Destruction of weapons must be on camera - Trimble

The decommissioning of weapons by the IRA and other paramilitaries would have to be carried out in front of television cameras…

The decommissioning of weapons by the IRA and other paramilitaries would have to be carried out in front of television cameras so that ordinary people could believe it had taken place, the North's First Minister and Ulster Unionist leader, Mr David Trimble, has said.

At a peace seminar in the Swedish capital at the weekend, he said he was "very relaxed" about the method of decommissioning used, but there was one "absolute and irreducible" requirement: "Whatever is done, there's got to be a television camera there."

The important thing was that "whatever happens, happens so that ordinary people can see it and believe in it and know that it's actually happening." It would not be politically possible to include Sinn Fein in a northern administration until this had taken place and the necessary confidence had been generated.

Afterwards, Mr Trimble expanded on his remarks to reporters: "I have said this before, maybe not just in quite as blunt terms. The mechanics of it is for the verification commission, provided it's verifiable and provided it's visible to the public. Those are the things that really matter."

READ MORE

He believed that "visible" decommissioning necessitated the presence of television cameras. "I mean, as Ulster Unionist Assembly Member Sir John Gorman said, they can pile up all the Semtex into some gap in the forest some day and invite the Decommissioning Commission to come along and check off the stuff and then have a big bang."

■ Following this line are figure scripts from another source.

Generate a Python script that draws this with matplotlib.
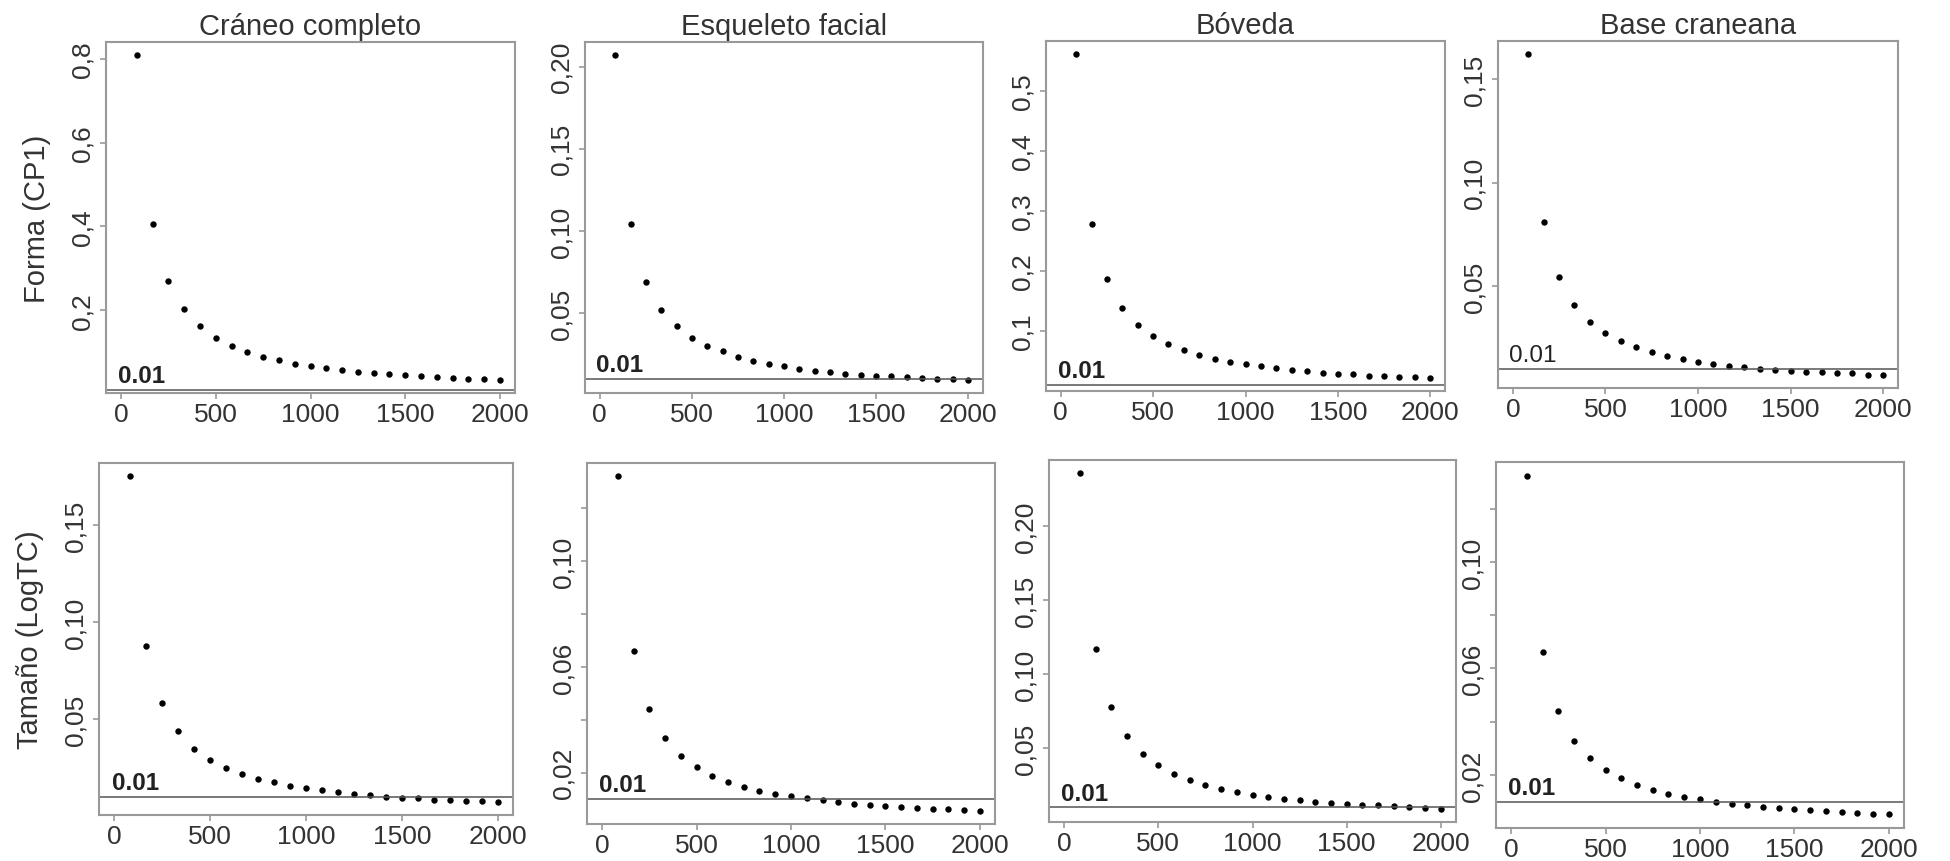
import numpy as np
import matplotlib
matplotlib.use("Agg")
import matplotlib.pyplot as plt

plt.rcParams['font.family'] = ['Liberation Sans', 'DejaVu Sans']

# sample sizes (x axis), same for all panels
n_muestra = [83, 167, 250, 333, 417, 500, 583, 667, 750, 833, 917, 1000,
             1083, 1167, 1250, 1333, 1417, 1500, 1583, 1667, 1750, 1833, 1917, 2000]

# top row: Forma (CP1)
forma_craneo = [0.81, 0.405, 0.270, 0.202, 0.161, 0.134, 0.114, 0.101, 0.089, 0.080, 0.072, 0.067,
                0.062, 0.057, 0.053, 0.049, 0.047, 0.044, 0.042, 0.040, 0.038, 0.036, 0.035, 0.033]
forma_facial = [0.207, 0.104, 0.069, 0.052, 0.042, 0.035, 0.030, 0.027, 0.0235, 0.021, 0.019, 0.018,
                0.016, 0.015, 0.014, 0.013, 0.0125, 0.012, 0.0115, 0.011, 0.0105, 0.010, 0.0098, 0.0093]
forma_boveda = [0.561, 0.279, 0.186, 0.139, 0.111, 0.092, 0.079, 0.068, 0.061, 0.054, 0.049, 0.045,
                0.042, 0.038, 0.036, 0.033, 0.031, 0.029, 0.028, 0.026, 0.025, 0.024, 0.023, 0.022]
forma_base = [0.1623, 0.0812, 0.0542, 0.0406, 0.0324, 0.0271, 0.0232, 0.0203, 0.018, 0.0162, 0.0146, 0.0135,
              0.0124, 0.0114, 0.0107, 0.0101, 0.0096, 0.0091, 0.0086, 0.0083, 0.008, 0.0077, 0.0072, 0.0069]

# bottom row: Tamaño (LogTC)
tam_craneo = [0.1755, 0.0876, 0.0583, 0.0436, 0.0347, 0.029, 0.0249, 0.0218, 0.0192, 0.0174, 0.0157, 0.0143,
              0.0133, 0.0124, 0.0115, 0.0107, 0.010, 0.0095, 0.009, 0.0084, 0.008, 0.0079, 0.0075, 0.0072]
tam_facial = [0.132, 0.0661, 0.0442, 0.033, 0.0265, 0.0222, 0.0189, 0.0167, 0.0148, 0.0133, 0.0121, 0.0112,
              0.0103, 0.0097, 0.009, 0.0083, 0.0079, 0.0075, 0.0071, 0.0068, 0.0065, 0.0063, 0.006, 0.0057]
tam_boveda = [0.2356, 0.1173, 0.0779, 0.0581, 0.0464, 0.0385, 0.0329, 0.0286, 0.0252, 0.0225, 0.0205, 0.0187,
              0.0171, 0.016, 0.0149, 0.0137, 0.013, 0.0122, 0.0117, 0.0113, 0.0108, 0.0104, 0.0097, 0.0092]
tam_base = [0.1324, 0.066, 0.0439, 0.0329, 0.0262, 0.0219, 0.0187, 0.0162, 0.0144, 0.013, 0.0117, 0.0109,
            0.010, 0.0092, 0.0086, 0.008, 0.0076, 0.0071, 0.0069, 0.0065, 0.0061, 0.0059, 0.0055, 0.0052]

titulos = ["Cráneo completo", "Esqueleto facial", "Bóveda", "Base craneana"]
etiquetas_y = ["Forma (CP1)", "Tamaño (LogTC)"]
umbral = 0.01

x_ticks = [0, 500, 1000, 1500, 2000]

# y ticks and their labels per panel (R style, comma decimals)
y_ticks = [
    [0.2, 0.4, 0.6, 0.8], [0.05, 0.10, 0.15, 0.20], [0.1, 0.2, 0.3, 0.4, 0.5], [0.05, 0.10, 0.15],
    [0.05, 0.10, 0.15], [0.02, 0.04, 0.06, 0.08, 0.10, 0.12], [0.05, 0.10, 0.15, 0.20],
    [0.02, 0.04, 0.06, 0.08, 0.10, 0.12],
]
y_labels = [
    ["0,2", "0,4", "0,6", "0,8"], ["0,05", "0,10", "0,15", "0,20"], ["0,1", "0,2", "0,3", "0,4", "0,5"],
    ["0,05", "0,10", "0,15"], ["0,05", "0,10", "0,15"], ["0,02", "", "0,06", "", "0,10", ""],
    ["0,05", "0,10", "0,15", "0,20"], ["0,02", "", "0,06", "", "0,10", ""],
]

series = [forma_craneo, forma_facial, forma_boveda, forma_base,
          tam_craneo, tam_facial, tam_boveda, tam_base]

# panel boxes in pixels: left, right, top, bottom
W, H = 1950, 862
cajas = [
    (106, 515, 43, 394), (585, 983, 43, 394), (1046, 1445, 42, 392), (1498, 1898, 42, 389),
    (99, 513, 464, 816), (587, 995, 464, 825), (1049, 1456, 461, 823), (1496, 1904, 463, 829),
]

gris = '#999999'
texto = '#333333'

fig = plt.figure(figsize=(W / 100, H / 100), dpi=100)

for i, (l, r, t, b) in enumerate(cajas):
    ax = fig.add_axes([l / W, 1 - b / H, (r - l) / W, (b - t) / H])
    y = series[i]
    ax.plot(n_muestra, y, 'o', color='black', ms=4.6, mew=0)

    # R default axis range: data range + 4%
    lo, hi = min(y), max(y)
    pad = 0.04 * (hi - lo)
    ax.set_ylim(lo - pad, hi + pad)
    ax.set_xlim(-0.04 * 2000, 2000 * 1.04)

    ax.axhline(umbral, color='#555555', lw=1.1)
    peso = 'normal' if i == 3 else 'bold'
    ax.annotate("0.01", (110, umbral), xytext=(0, 2), textcoords='offset points',
                ha='center', va='bottom', fontsize=17.5, fontweight=peso, color='#222222')

    ax.set_xticks(x_ticks)
    ax.set_xticklabels([str(v) for v in x_ticks])
    ax.set_yticks(y_ticks[i])
    ax.set_yticklabels(y_labels[i], rotation=90, va='center')
    ax.tick_params(axis='both', colors=gris, labelcolor=texto, labelsize=19,
                   length=4.5, width=1.2, pad=2)
    ax.tick_params(axis='y', pad=4)
    for s in ax.spines.values():
        s.set_color(gris)
        s.set_linewidth(1.5)

    if i < 4:
        ax.set_title(titulos[i], fontsize=21, color=texto, pad=5.5)
    if i % 4 == 0:
        ax.set_ylabel(etiquetas_y[i // 4], fontsize=21, color=texto, labelpad=14)

fig.savefig("out.png", dpi=100)
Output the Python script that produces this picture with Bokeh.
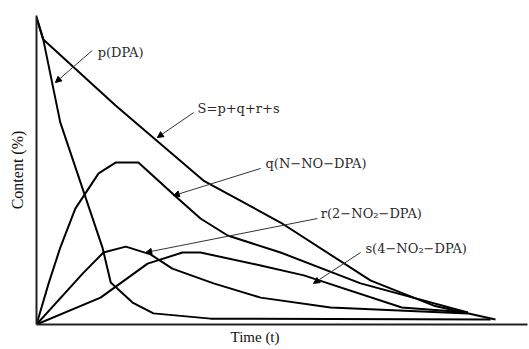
from bokeh.plotting import figure
from bokeh.models import Range1d, Arrow, NormalHead, Title, ColumnDataSource
from bokeh.core.properties import value
from bokeh.embed import file_html
from bokeh.resources import INLINE

# ---- data (time and content in % of axis length) ----
s_total_t = [0, 1.4, 16.3, 34.4, 50.3, 68.9, 81.9, 94.6]
s_total_c = [99.4, 92.2, 70.9, 46.6, 33.0, 14.2, 6.1, 1.6]

p_dpa_t = [0, 1.4, 4.9, 13.6, 15.3, 19.8, 24.1, 35.9, 93.6]
p_dpa_c = [99.4, 92.2, 65.4, 24.9, 13.6, 7.1, 3.6, 1.9, 1.6]

q_t = [0, 2.5, 4.9, 8.0, 12.8, 16.3, 21.0, 28.7, 33.8, 39.4, 50.3, 66.8, 88.9]
q_c = [0, 13.3, 24.9, 37.5, 48.9, 52.4, 52.4, 41.4, 34.3, 28.8, 23.3, 13.3, 3.9]

r_t = [0, 9.7, 13.8, 18.4, 23.5, 28.0, 36.5, 46.2, 60.6, 88.9]
r_c = [0, 16.8, 23.3, 25.2, 22.7, 18.1, 13.3, 8.7, 5.5, 3.6]

s_t = [0, 13.2, 22.9, 30.1, 33.8, 46.2, 55.1, 75.3, 88.9]
s_c = [0, 8.7, 19.7, 23.3, 23.3, 19.1, 15.9, 5.5, 3.9]

label_texts = ["p(DPA)", "S=p+q+r+s", "q(N\u2212NO\u2212DPA)",
               "r(2\u2212NO\u2082\u2212DPA)", "s(4\u2212NO\u2082\u2212DPA)"]

# annotation placement
label_x = [12.6, 33.2, 47.2, 58.6, 67.8]
label_y = [88.0, 69.9, 52.1, 35.9, 24.6]
arrow_x0 = [11.5, 32.4, 46.2, 57.9, 66.8]
arrow_y0 = [88.7, 68.6, 50.5, 34.3, 23.3]
arrow_x1 = [3.9, 24.9, 28.2, 22.5, 57.1]
arrow_y1 = [78.3, 60.5, 41.7, 23.3, 13.3]

p = figure(width=529, height=349, output_backend="svg", toolbar_location=None,
           x_range=Range1d(0, 101.2), y_range=Range1d(0, 100),
           min_border_left=36, min_border_right=2, min_border_top=15,
           min_border_bottom=25)
p.outline_line_color = None
p.grid.visible = False
p.background_fill_color = "white"
p.border_fill_color = "white"

for ax in (p.xaxis, p.yaxis):
    ax.ticker = []
    ax.major_tick_out = 0
    ax.major_tick_in = 0
    ax.minor_tick_out = 0
    ax.minor_tick_in = 0
    ax.major_label_standoff = 0
    ax.major_label_text_font_size = "0px"
    ax.axis_line_width = 2
    ax.axis_line_color = "#222222"

p.yaxis.axis_label = "Content (%)"
p.yaxis.axis_label_text_font = "Liberation Serif"
p.yaxis.axis_label_text_font_size = "16px"
p.yaxis.axis_label_text_font_style = "normal"
p.yaxis.axis_label_text_color = "#111111"
p.yaxis.axis_label_standoff = 11

for xs, ys in [(s_total_t, s_total_c), (p_dpa_t, p_dpa_c), (q_t, q_c),
               (r_t, r_c), (s_t, s_c)]:
    p.line(xs, ys, line_color="black", line_width=2, line_join="round")

for x0, y0, x1, y1 in zip(arrow_x0, arrow_y0, arrow_x1, arrow_y1):
    p.add_layout(Arrow(end=NormalHead(size=6, fill_color="black", line_color="black", line_width=1),
                       x_start=x0, y_start=y0, x_end=x1, y_end=y1,
                       line_color="#333333", line_width=1))

src = ColumnDataSource(dict(x=label_x, y=label_y, text=label_texts))
p.text(x="x", y="y", text="text", source=src, text_font=value("DejaVu Serif"),
       text_font_size="13px", text_baseline="middle", text_align="left",
       text_color="#2a2a2a")

p.add_layout(Title(text="Time (t)", align="left", offset=194, standoff=4,
                   text_font="Liberation Serif", text_font_size="15px",
                   text_font_style="normal", text_color="#111111"), "below")

open("out.html", "w").write(file_html(p, INLINE))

But the gesture had to be credible to the public. "They've got to believe it." He did not think it would be credible otherwise.

Mr Trimble and his fellow Nobel laureate, Mr John Hume, were speaking in the Swedish parliament building at a seminar organised by the Stockholm-based Olof Palme Centre.

The two party leaders will return home from the Nobel Prize ceremony and related events in Oslo and Stockholm with major difficulties in the peace process still unresolved. They also have to face the prospect of a motion in the Assembly tomorrow from Mr Robert McCartney's UK Unionist Party.

This seeks to bar paramilitary-related parties from the new executive unless there has been decommissioning of weapons. There is speculation that the UUP will propose an amendment to the motion.

At the Stockholm seminar, Mr Hume took a different approach from Mr Trimble on the weapons issue: he said it was a "distraction" to seek decommissioning in advance of the implementation of the Belfast Agreement. "The real issue about weapons is, have they stopped being used?"

Most of the major political parties in Ireland, except the SDLP, had been "founded out of a gun," Mr Hume added.

"Fianna Fail was founded out of a gun - where are their guns, who did they give them to? The opposition party, Fine Gael, where are their guns, who did they give them to? And in more recent times, the Workers' Party and Democratic Left."